### EXERCISE TASK
Select every line holding the word "this" and copy it.

>>>>>

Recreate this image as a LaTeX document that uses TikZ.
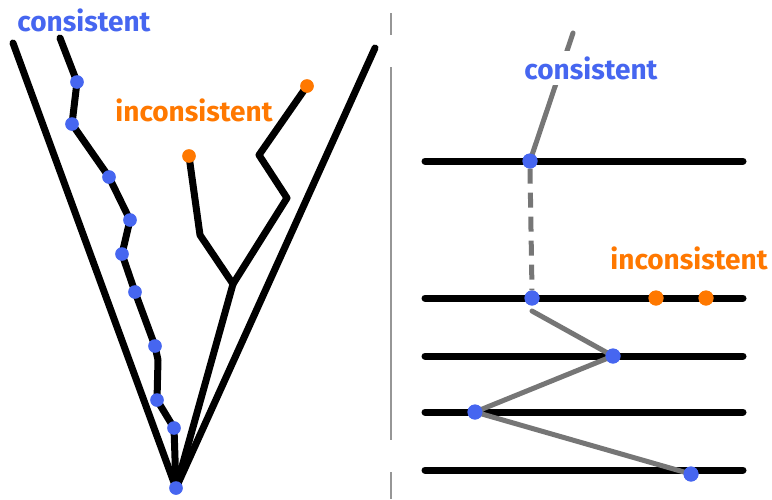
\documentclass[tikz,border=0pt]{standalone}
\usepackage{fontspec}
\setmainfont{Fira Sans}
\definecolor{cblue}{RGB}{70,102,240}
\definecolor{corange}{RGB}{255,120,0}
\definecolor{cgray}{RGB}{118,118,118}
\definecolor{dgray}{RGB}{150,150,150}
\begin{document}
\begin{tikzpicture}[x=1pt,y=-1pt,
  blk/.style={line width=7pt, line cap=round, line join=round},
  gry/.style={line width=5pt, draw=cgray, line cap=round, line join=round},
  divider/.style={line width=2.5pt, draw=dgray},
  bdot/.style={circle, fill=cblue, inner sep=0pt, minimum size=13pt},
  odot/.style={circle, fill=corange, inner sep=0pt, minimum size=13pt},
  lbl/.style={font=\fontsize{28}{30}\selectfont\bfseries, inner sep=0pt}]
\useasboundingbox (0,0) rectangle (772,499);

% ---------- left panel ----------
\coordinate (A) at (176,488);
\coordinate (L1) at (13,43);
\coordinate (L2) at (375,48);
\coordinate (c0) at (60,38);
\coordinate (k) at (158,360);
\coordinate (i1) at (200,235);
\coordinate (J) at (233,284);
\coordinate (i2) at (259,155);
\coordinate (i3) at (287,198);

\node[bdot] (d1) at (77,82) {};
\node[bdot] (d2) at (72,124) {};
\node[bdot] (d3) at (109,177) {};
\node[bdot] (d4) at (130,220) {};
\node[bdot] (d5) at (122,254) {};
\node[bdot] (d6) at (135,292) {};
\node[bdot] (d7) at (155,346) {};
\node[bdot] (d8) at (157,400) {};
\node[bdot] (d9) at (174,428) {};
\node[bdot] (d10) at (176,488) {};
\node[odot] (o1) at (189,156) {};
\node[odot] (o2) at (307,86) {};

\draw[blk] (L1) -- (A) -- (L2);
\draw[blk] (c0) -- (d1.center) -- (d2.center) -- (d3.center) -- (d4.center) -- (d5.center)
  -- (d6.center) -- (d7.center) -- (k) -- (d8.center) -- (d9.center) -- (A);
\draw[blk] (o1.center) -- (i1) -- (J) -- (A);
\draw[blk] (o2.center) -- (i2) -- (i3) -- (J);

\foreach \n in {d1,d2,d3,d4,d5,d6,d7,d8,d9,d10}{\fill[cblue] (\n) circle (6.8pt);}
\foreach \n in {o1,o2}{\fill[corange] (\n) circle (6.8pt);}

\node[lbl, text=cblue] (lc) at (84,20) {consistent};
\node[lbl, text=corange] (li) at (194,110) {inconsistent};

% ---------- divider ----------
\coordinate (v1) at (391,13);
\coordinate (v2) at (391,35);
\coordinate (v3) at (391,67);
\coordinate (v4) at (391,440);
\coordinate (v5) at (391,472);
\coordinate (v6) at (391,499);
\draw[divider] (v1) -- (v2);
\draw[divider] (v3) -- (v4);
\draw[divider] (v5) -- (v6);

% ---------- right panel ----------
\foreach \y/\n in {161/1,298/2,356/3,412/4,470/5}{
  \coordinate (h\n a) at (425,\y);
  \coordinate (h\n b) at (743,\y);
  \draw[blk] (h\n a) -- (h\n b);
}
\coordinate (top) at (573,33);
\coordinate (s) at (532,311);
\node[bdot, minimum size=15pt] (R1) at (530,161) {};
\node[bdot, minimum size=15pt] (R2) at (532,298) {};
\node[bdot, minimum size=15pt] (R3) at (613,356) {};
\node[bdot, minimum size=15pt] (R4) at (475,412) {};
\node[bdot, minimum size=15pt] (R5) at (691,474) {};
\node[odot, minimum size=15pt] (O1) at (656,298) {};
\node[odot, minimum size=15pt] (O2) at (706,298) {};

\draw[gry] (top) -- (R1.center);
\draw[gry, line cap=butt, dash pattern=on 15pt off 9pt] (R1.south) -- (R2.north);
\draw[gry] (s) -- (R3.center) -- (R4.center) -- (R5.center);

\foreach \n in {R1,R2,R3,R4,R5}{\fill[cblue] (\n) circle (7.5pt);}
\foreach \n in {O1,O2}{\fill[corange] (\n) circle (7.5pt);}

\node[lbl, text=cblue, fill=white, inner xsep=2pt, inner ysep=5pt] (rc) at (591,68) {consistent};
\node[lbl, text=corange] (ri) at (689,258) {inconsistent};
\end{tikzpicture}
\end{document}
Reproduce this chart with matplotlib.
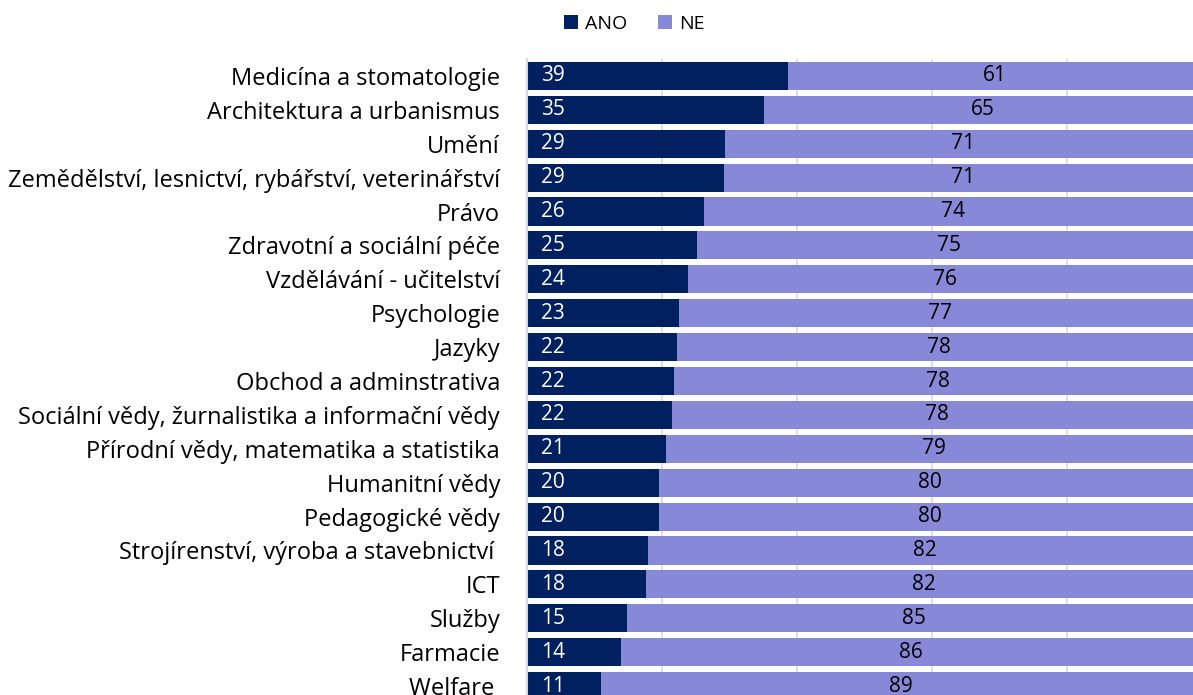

<<<<<

### SOLUTION BELOW
Recreate this image as a LaTeX document that uses TikZ.
Reproduce this chart with matplotlib.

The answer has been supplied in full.